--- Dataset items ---
▼

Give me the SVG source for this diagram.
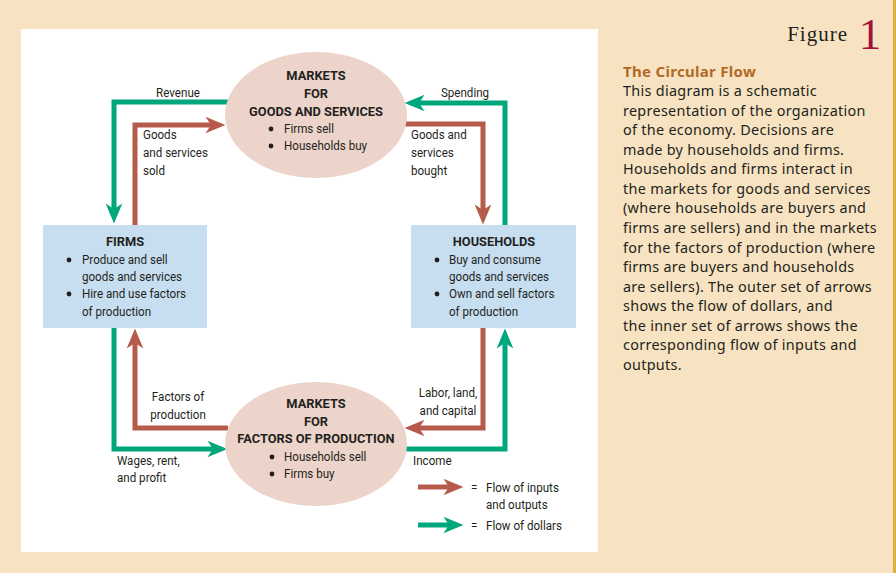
<svg xmlns="http://www.w3.org/2000/svg" width="896" height="573" viewBox="0 0 896 573">
<defs>
<style>
.t{font-family:Roboto,"Liberation Sans",sans-serif;font-size:13.5px;fill:#231f20;transform-box:fill-box;transform:scaleX(0.86);transform-origin:left center}
.m{text-anchor:middle;transform-origin:center center}
.b{font-weight:bold;transform:scaleX(0.95)}
.body{font-family:"Noto Sans","Open Sans",sans-serif;font-size:14.4px;letter-spacing:0.3px;fill:#231f20}
.g{fill:none;stroke:#00A67C;stroke-width:5;stroke-linejoin:miter}
.r{fill:none;stroke:#B65A4B;stroke-width:5;stroke-linejoin:miter}
.ell{fill:#EDD4CA}
.box{fill:#C7DEF1}
.dot{fill:#231f20}
</style>
<marker id="ag" markerUnits="userSpaceOnUse" markerWidth="30" markerHeight="20" viewBox="-6 -9 20 18" refX="0" refY="0" orient="auto" overflow="visible">
<path d="M13,0 L-5,-7.5 L0,0 L-5,7.5 Z" fill="#00A67C"/>
</marker>
<marker id="ar" markerUnits="userSpaceOnUse" markerWidth="30" markerHeight="20" viewBox="-6 -9 20 18" refX="0" refY="0" orient="auto" overflow="visible">
<path d="M13,0 L-5,-7.5 L0,0 L-5,7.5 Z" fill="#B65A4B"/>
</marker>
</defs>
<rect x="0" y="0" width="896" height="573" fill="#F7E3C1"/>
<rect x="893" y="0" width="3" height="573" fill="#E0B046"/>
<rect x="21" y="29" width="577" height="523" fill="#FFFFFF"/>

<g id="connectors">
<path class="g" d="M228,102 H114 V209" marker-end="url(#ag)"/>
<path class="r" d="M135,226 V125 H211" marker-end="url(#ar)"/>
<path class="g" d="M505,226 V103 H419" marker-end="url(#ag)"/>
<path class="r" d="M405,124 H483 V210" marker-end="url(#ar)"/>
<path class="r" d="M228,428 H135 V343" marker-end="url(#ar)"/>
<path class="g" d="M114,327 V449 H213" marker-end="url(#ag)"/>
<path class="r" d="M483,327 V428 H419" marker-end="url(#ar)"/>
<path class="g" d="M404,449 H505 V343" marker-end="url(#ag)"/>
<text class="t m" x="178" y="97">Revenue</text>
<text class="t m" x="465" y="97">Spending</text>
<text class="t" x="143" y="139">Goods</text>
<text class="t" x="143" y="157">and services</text>
<text class="t" x="143" y="175">sold</text>
<text class="t" x="411" y="139">Goods and</text>
<text class="t" x="411" y="157">services</text>
<text class="t" x="411" y="175">bought</text>
<text class="t m" x="178" y="401">Factors of</text>
<text class="t m" x="178" y="419">production</text>
<text class="t m" x="448" y="397">Labor, land,</text>
<text class="t m" x="448" y="415">and capital</text>
<text class="t" x="117" y="465">Wages, rent,</text>
<text class="t" x="117" y="482">and profit</text>
<text class="t" x="413" y="465">Income</text>
</g>

<g id="goods-market">
<ellipse class="ell" cx="316" cy="115" rx="91" ry="63"/>
<text class="t m b" x="316" y="80">MARKETS</text>
<text class="t m b" x="316" y="98">FOR</text>
<text class="t m b" x="316" y="116">GOODS AND SERVICES</text>
<circle class="dot" cx="271" cy="129" r="2.4"/>
<text class="t" x="284" y="133">Firms sell</text>
<circle class="dot" cx="271" cy="146" r="2.4"/>
<text class="t" x="284" y="150">Households buy</text>
</g>

<g id="factor-market">
<ellipse class="ell" cx="316" cy="444" rx="91" ry="62"/>
<text class="t m b" x="316" y="408">MARKETS</text>
<text class="t m b" x="316" y="426">FOR</text>
<text class="t m b" x="316" y="443">FACTORS OF PRODUCTION</text>
<circle class="dot" cx="272" cy="457" r="2.4"/>
<text class="t" x="284" y="461">Households sell</text>
<circle class="dot" cx="272" cy="474" r="2.4"/>
<text class="t" x="284" y="478">Firms buy</text>
</g>

<g id="firms">
<rect class="box" x="43" y="225" width="164" height="103"/>
<text class="t m b" x="125" y="246">FIRMS</text>
<circle class="dot" cx="69" cy="260" r="2.4"/>
<text class="t" x="82" y="264">Produce and sell</text>
<text class="t" x="82" y="281">goods and services</text>
<circle class="dot" cx="69" cy="294" r="2.4"/>
<text class="t" x="82" y="298">Hire and use factors</text>
<text class="t" x="82" y="316">of production</text>
</g>

<g id="households">
<rect class="box" x="411" y="225" width="165" height="103"/>
<text class="t m b" x="494" y="246">HOUSEHOLDS</text>
<circle class="dot" cx="437" cy="260" r="2.4"/>
<text class="t" x="449" y="264">Buy and consume</text>
<text class="t" x="449" y="281">goods and services</text>
<circle class="dot" cx="437" cy="294" r="2.4"/>
<text class="t" x="449" y="298">Own and sell factors</text>
<text class="t" x="449" y="316">of production</text>
</g>

<g id="legend">
<path class="r" d="M418,487 H449" marker-end="url(#ar)"/>
<path class="g" d="M418,525 H449" marker-end="url(#ag)"/>
<text class="t" x="471" y="492">=</text>
<text class="t" x="486" y="492">Flow of inputs</text>
<text class="t" x="486" y="509">and outputs</text>
<text class="t" x="471" y="530">=</text>
<text class="t" x="486" y="530">Flow of dollars</text>
</g>

<g id="caption">
<text x="848" y="41" text-anchor="end" style="font-family:'Liberation Serif',serif;font-size:21px;letter-spacing:1px;fill:#231f20">Figure</text>
<text x="870" y="49" text-anchor="middle" style="font-family:'Liberation Serif',serif;font-size:45px;fill:#A3123A">1</text>
<text x="623" y="77" style="font-family:'Noto Sans','Open Sans',sans-serif;font-size:15px;letter-spacing:0.3px;font-weight:bold;fill:#B06A28">The Circular Flow</text>
<text class="body" x="623" y="96">This diagram is a schematic</text>
<text class="body" x="623" y="116">representation of the organization</text>
<text class="body" x="623" y="135">of the economy. Decisions are</text>
<text class="body" x="623" y="155">made by households and firms.</text>
<text class="body" x="623" y="174">Households and firms interact in</text>
<text class="body" x="623" y="194">the markets for goods and services</text>
<text class="body" x="623" y="213">(where households are buyers and</text>
<text class="body" x="623" y="233">firms are sellers) and in the markets</text>
<text class="body" x="623" y="253">for the factors of production (where</text>
<text class="body" x="623" y="272">firms are buyers and households</text>
<text class="body" x="623" y="292">are sellers). The outer set of arrows</text>
<text class="body" x="623" y="311">shows the flow of dollars, and</text>
<text class="body" x="623" y="331">the inner set of arrows shows the</text>
<text class="body" x="623" y="350">corresponding flow of inputs and</text>
<text class="body" x="623" y="370">outputs.</text>
</g>
</svg>
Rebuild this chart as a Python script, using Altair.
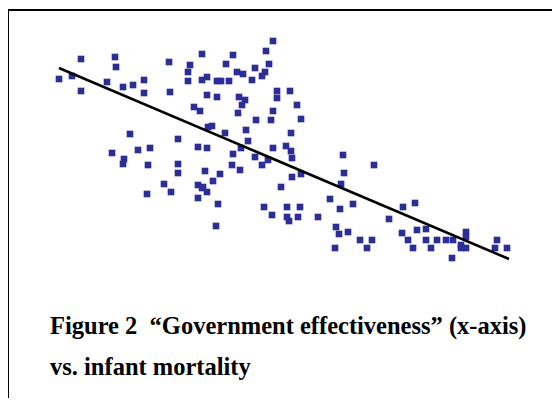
import altair as alt
import pandas as pd

# Government effectiveness (x) vs infant mortality (y), one value per country
gov_eff = [-2.26, -2.13, -2.04, -2.04, -1.70, -1.69, -1.78, -1.62, -1.52, -1.41,
           -1.41, -1.16, -1.15, -0.95, -0.97, -0.97, -0.83, -0.83, -0.78, -0.78,
           -0.91, -0.85, -0.77, -1.55, -1.07, -1.35, -1.47, -1.73, -1.61, -1.62,
           -1.37, -1.07, -1.07, -0.80, -0.87, -0.78, -1.21, -1.38, -1.14, -0.87,
           -0.83, -0.87, -0.78, -0.67, -0.69, -0.12, -0.19, -0.52, -0.59, -0.48,
           -0.42, -0.30, -0.16, -0.20, -0.23, -0.33, -0.68, -0.64, -0.56, -0.08,
           -0.08, 0.05, -0.68, -0.46, -0.40, -0.43, 0.12, -0.12, -0.47, -0.29,
           -0.14, 0.16, -0.73, -0.39, 0.06, -0.60, -0.37, -0.52, -0.44, -0.30,
           -0.12, 0.01, 0.06, 0.07, -0.23, -0.17, -0.53, -0.45, -0.65, -0.72,
           -0.82, 0.07, 0.16, -0.04, 0.58, 0.59, 0.56, 0.45, 0.68, 0.55,
           -0.21, 0.02, 0.15, -0.13, 0.02, 0.04, 0.13, 0.33, 0.51, 0.54,
           0.63, 0.75, 0.50, 0.89, 1.18, 1.30, 1.04, 1.32, 1.41, 1.17,
           1.81, 1.81, 0.87, 1.23, 1.41, 1.52, 1.61, 1.68, 2.12, 1.76,
           0.82, 1.28, 1.46, 1.76, 1.81, 2.10, 2.22, 1.67]
infant_mort = [95.5, 97, 105.5, 89.5, 106.5, 101.5, 94, 91.5, 92.5, 95,
               88.5, 104, 89, 102.5, 99, 94.5, 108, 95, 96.5, 87.5,
               81.5, 79.5, 71.5, 68, 65.5, 61, 60, 58.5, 55.5, 53,
               52.5, 53, 48.5, 49.5, 61.5, 61, 43, 38, 39, 42.5,
               41, 36, 39, 33, 22, 114.5, 109.5, 107.5, 103, 99,
               98, 101, 103, 99, 97, 95, 94.5, 94.5, 94.5, 89.5,
               86, 89.5, 86.5, 86.5, 85, 82.5, 82.5, 79.5, 78.5, 75,
               75, 75.5, 72, 70, 68.5, 68.5, 64.5, 58, 61, 56.5,
               61, 62, 59.5, 56, 52.5, 55, 52.5, 50, 48, 44.5,
               41.5, 46.5, 48, 41.5, 57.5, 48.5, 43, 35.5, 33, 30.5,
               31.5, 31.5, 31.5, 27.5, 26.5, 24.5, 26.5, 26.5, 21.5, 18,
               19, 15, 11, 52.5, 31.5, 33.5, 25.5, 20, 20.5, 18.5,
               19, 16.5, 15, 15, 15, 15, 15, 15, 15, 12.5,
               11, 11, 11, 11, 11, 11, 11, 6]

# fitted trend line end points
fit_x = [-2.26, 2.24]
fit_y = [101, 5.5]

caption_1 = "Figure 2\u00a0 \u201cGovernment effectiveness\u201d (x-axis)"
caption_2 = "vs. infant mortality"

pts = pd.DataFrame({"gov": gov_eff, "mort": infant_mort})
fit = pd.DataFrame({"gov": fit_x, "mort": fit_y})
one = pd.DataFrame({"k": [0]})

xs = alt.Scale(domain=[-2.77, 2.67], nice=False, zero=False)
ys = alt.Scale(domain=[-64, 131], nice=False, zero=False)

points = alt.Chart(pts).mark_square(size=44, color="#2B2E97", opacity=1).encode(
    x=alt.X("gov:Q", scale=xs, axis=None),
    y=alt.Y("mort:Q", scale=ys, axis=None),
)

line = alt.Chart(fit).mark_line(color="black", strokeWidth=2.6).encode(
    x=alt.X("gov:Q", scale=xs, axis=None),
    y=alt.Y("mort:Q", scale=ys, axis=None),
)

frame_left = alt.Chart(one).mark_rule(color="black", strokeWidth=2).encode(
    x=alt.value(0), y=alt.value(1), y2=alt.value(390))
frame_top = alt.Chart(one).mark_rule(color="black", strokeWidth=2).encode(
    x=alt.value(0), x2=alt.value(544), y=alt.value(2))

txt1 = alt.Chart(one).mark_text(
    font="Liberation Serif", fontWeight="bold", fontSize=24.5, align="left",
    baseline="alphabetic", color="black").encode(
    x=alt.value(42), y=alt.value(326), text=alt.value(caption_1))
txt2 = alt.Chart(one).mark_text(
    font="Liberation Serif", fontWeight="bold", fontSize=24.5, align="left",
    baseline="alphabetic", color="black").encode(
    x=alt.value(42), y=alt.value(367), text=alt.value(caption_2))

chart = alt.layer(points, line, frame_left, frame_top, txt1, txt2).properties(
    width=544, height=390, padding=0, autosize=alt.AutoSizeParams(type="none")
).configure(background="white").configure_view(stroke="transparent", strokeWidth=0)

chart.save("out.html", embed_options={"renderer": "svg", "actions": False})
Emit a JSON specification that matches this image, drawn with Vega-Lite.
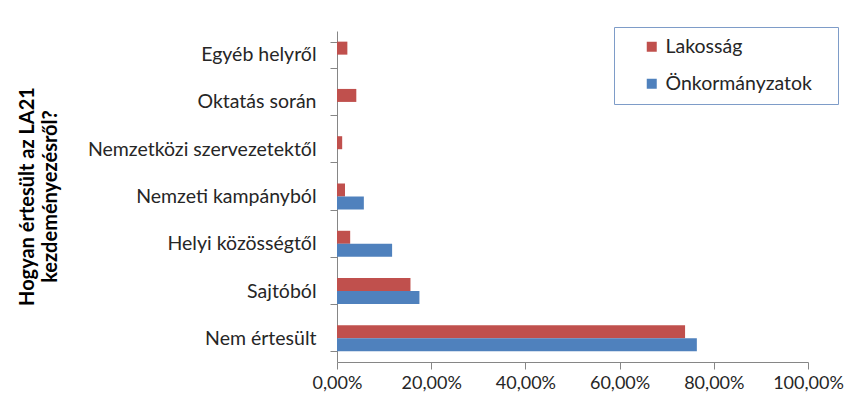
{
  "$schema": "https://vega.github.io/schema/vega-lite/v6.json",
  "width": 471,
  "height": 331,
  "autosize": {"type": "none"},
  "padding": {"left": 337, "top": 31, "right": 50, "bottom": 58},
  "background": "white",
  "config": {
    "font": "Lato",
    "view": {"stroke": null},
    "axis": {"grid": false, "domainColor": "#868686", "tickColor": "#868686", "labelColor": "#262626", "titleColor": "#000000"}
  },
  "data": {
    "values": [
      {"kategoria": "Egyéb helyről", "csoport": "Lakosság", "ertek": 0.022},
      {"kategoria": "Egyéb helyről", "csoport": "Önkormányzatok", "ertek": 0.0},
      {"kategoria": "Oktatás során", "csoport": "Lakosság", "ertek": 0.041},
      {"kategoria": "Oktatás során", "csoport": "Önkormányzatok", "ertek": 0.0},
      {"kategoria": "Nemzetközi szervezetektől", "csoport": "Lakosság", "ertek": 0.011},
      {"kategoria": "Nemzetközi szervezetektől", "csoport": "Önkormányzatok", "ertek": 0.0},
      {"kategoria": "Nemzeti kampányból", "csoport": "Lakosság", "ertek": 0.017},
      {"kategoria": "Nemzeti kampányból", "csoport": "Önkormányzatok", "ertek": 0.057},
      {"kategoria": "Helyi közösségtől", "csoport": "Lakosság", "ertek": 0.028},
      {"kategoria": "Helyi közösségtől", "csoport": "Önkormányzatok", "ertek": 0.117},
      {"kategoria": "Sajtóból", "csoport": "Lakosság", "ertek": 0.156},
      {"kategoria": "Sajtóból", "csoport": "Önkormányzatok", "ertek": 0.175},
      {"kategoria": "Nem értesült", "csoport": "Lakosság", "ertek": 0.739},
      {"kategoria": "Nem értesült", "csoport": "Önkormányzatok", "ertek": 0.764}
    ]
  },
  "mark": {"type": "bar"},
  "encoding": {
    "y": {
      "field": "kategoria",
      "type": "nominal",
      "sort": ["Egyéb helyről", "Oktatás során", "Nemzetközi szervezetektől", "Nemzeti kampányból", "Helyi közösségtől", "Sajtóból", "Nem értesült"],
      "scale": {"paddingInner": 0.45, "paddingOuter": 0.225},
      "axis": {
        "title": ["Hogyan értesült az LA21", "kezdeményezésről?"],
        "titleFontSize": 20,
        "titleFontWeight": "bold",
        "titleLineHeight": 23,
        "titleX": -310,
        "titleY": 165,
        "titleAngle": -90,
        "titleAlign": "center",
        "titleBaseline": "middle",
        "tickBand": "extent",
        "tickSize": 7,
        "labelPadding": 14,
        "labelFontSize": 19.5,
        "labelLimit": 400
      }
    },
    "yOffset": {
      "field": "csoport",
      "type": "nominal",
      "sort": ["Lakosság", "Önkormányzatok"],
      "scale": {"paddingInner": 0, "paddingOuter": 0}
    },
    "x": {
      "field": "ertek",
      "type": "quantitative",
      "scale": {"domain": [0, 1], "nice": false},
      "axis": {
        "title": null,
        "values": [0, 0.2, 0.4, 0.6, 0.8, 1],
        "labelExpr": "replace(format(datum.value, '.2%'), '.', ',')",
        "labelOverlap": false,
        "labelFlush": false,
        "tickSize": 7,
        "labelPadding": 5,
        "labelFontSize": 18
      }
    },
    "color": {
      "field": "csoport",
      "type": "nominal",
      "scale": {"domain": ["Lakosság", "Önkormányzatok"], "range": ["#C0504D", "#4F81BD"]},
      "legend": {
        "title": null,
        "orient": "none",
        "legendX": 277,
        "legendY": -4,
        "strokeColor": "#7E9CC8",
        "fillColor": "white",
        "padding": 10,
        "symbolType": "square",
        "symbolSize": 100,
        "symbolOffset": 18,
        "symbolStrokeWidth": 0,
        "labelFontSize": 19.5,
        "labelColor": "#262626",
        "labelLimit": 400,
        "rowPadding": 16,
        "labelExpr": "datum.label + '\u2800'"
      }
    }
  }
}
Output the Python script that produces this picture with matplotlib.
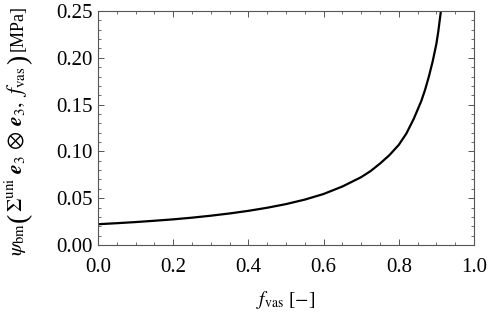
import matplotlib
matplotlib.use("Agg")
import matplotlib.pyplot as plt
from matplotlib.ticker import MultipleLocator, FormatStrFormatter
from matplotlib.transforms import IdentityTransform

plt.rcParams["font.family"] = "Liberation Serif"
plt.rcParams["mathtext.fontset"] = "stix"

# values
f_vas = [0.0, 0.05, 0.1, 0.15, 0.2, 0.25, 0.3, 0.35, 0.4, 0.45, 0.5, 0.55,
         0.6, 0.65, 0.7, 0.725, 0.75, 0.775, 0.8, 0.82, 0.84, 0.86, 0.87,
         0.88, 0.89, 0.9, 0.905, 0.912]
psi_bm = [0.0222, 0.0233, 0.0245, 0.0259, 0.0274, 0.0292, 0.0313, 0.0337,
          0.0365, 0.0398, 0.0437, 0.0485, 0.0545, 0.0625, 0.0725, 0.079,
          0.087, 0.096, 0.107, 0.119, 0.135, 0.154, 0.166, 0.180, 0.196,
          0.215, 0.228, 0.25]

W, H = 488, 315
fig = plt.figure(figsize=(W / 100, H / 100), dpi=100)
ax = fig.add_axes([98 / W, 1 - 245 / H, 376 / W, 234 / H])

ax.plot(f_vas, psi_bm, color="black", lw=1.6, solid_joinstyle="round")

ax.set_xlim(0, 1)
ax.set_ylim(0, 0.25)
ax.xaxis.set_major_locator(MultipleLocator(0.2))
ax.xaxis.set_minor_locator(MultipleLocator(0.05))
ax.yaxis.set_major_locator(MultipleLocator(0.05))
ax.yaxis.set_minor_locator(MultipleLocator(0.01))
ax.xaxis.set_major_formatter(FormatStrFormatter("%.1f"))
ax.yaxis.set_major_formatter(FormatStrFormatter("%.2f"))

frame = "#555555"
for s in ax.spines.values():
    s.set_color(frame)
    s.set_linewidth(0.8)
ax.tick_params(which="both", direction="in", top=True, right=True,
               color=frame, labelsize=15, labelcolor="black")
ax.tick_params(which="major", length=4, width=0.7)
ax.tick_params(which="minor", length=2, width=0.6)
ax.tick_params(axis="x", which="major", pad=9)
ax.tick_params(axis="y", which="major", pad=4)

ax.set_xlabel(r"$f_{\mathrm{vas}}$ [$-$]", fontsize=14, labelpad=9)

# y label built from pieces so the parentheses can be tall
# (text, size, baseline x, gap after) -- stacked bottom to top
renderer = fig.canvas.get_renderer()
pieces = [
    (r"$\psi_{\mathrm{bm}}$", 15, 22.5, 1),
    ("(", 20, 26, 1),
    (r"$\Sigma^{\mathrm{uni}}\;\mathbfit{e}_3\,\otimes\,\mathbfit{e}_3,\ f_{\mathrm{vas}}$", 15.5, 22.5, 2),
    (")", 20, 26, None),
    ("[MPa]", 13, 22.5, 0),
]
y_bottom, y_top = H - 256, H - 5
texts = []
for txt, size, xb, gap in pieces:
    t = fig.text(xb, 0, txt, fontsize=size, rotation=90, rotation_mode="anchor",
                 ha="left", va="baseline", transform=IdentityTransform())
    texts.append((t, t.get_window_extent(renderer).height, gap))
used = sum(h for _, h, _ in texts) + sum(g for _, _, g in texts if g)
spare = max((y_top - y_bottom) - used, 4)
y = y_bottom
for t, h, gap in texts:
    t.set_y(y)
    y += h + (spare if gap is None else gap)

fig.savefig("out.png", dpi=100)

▲

--- PROBLEM TO SOLVE ---
Repeat the lines between those holding "Rebuild this chart" and "import pandas as pd", inclusive. Pictures stay out.

--- THE RESPONSE ---
Rebuild this chart as a Python script, using Altair.
import altair as alt
import pandas as pd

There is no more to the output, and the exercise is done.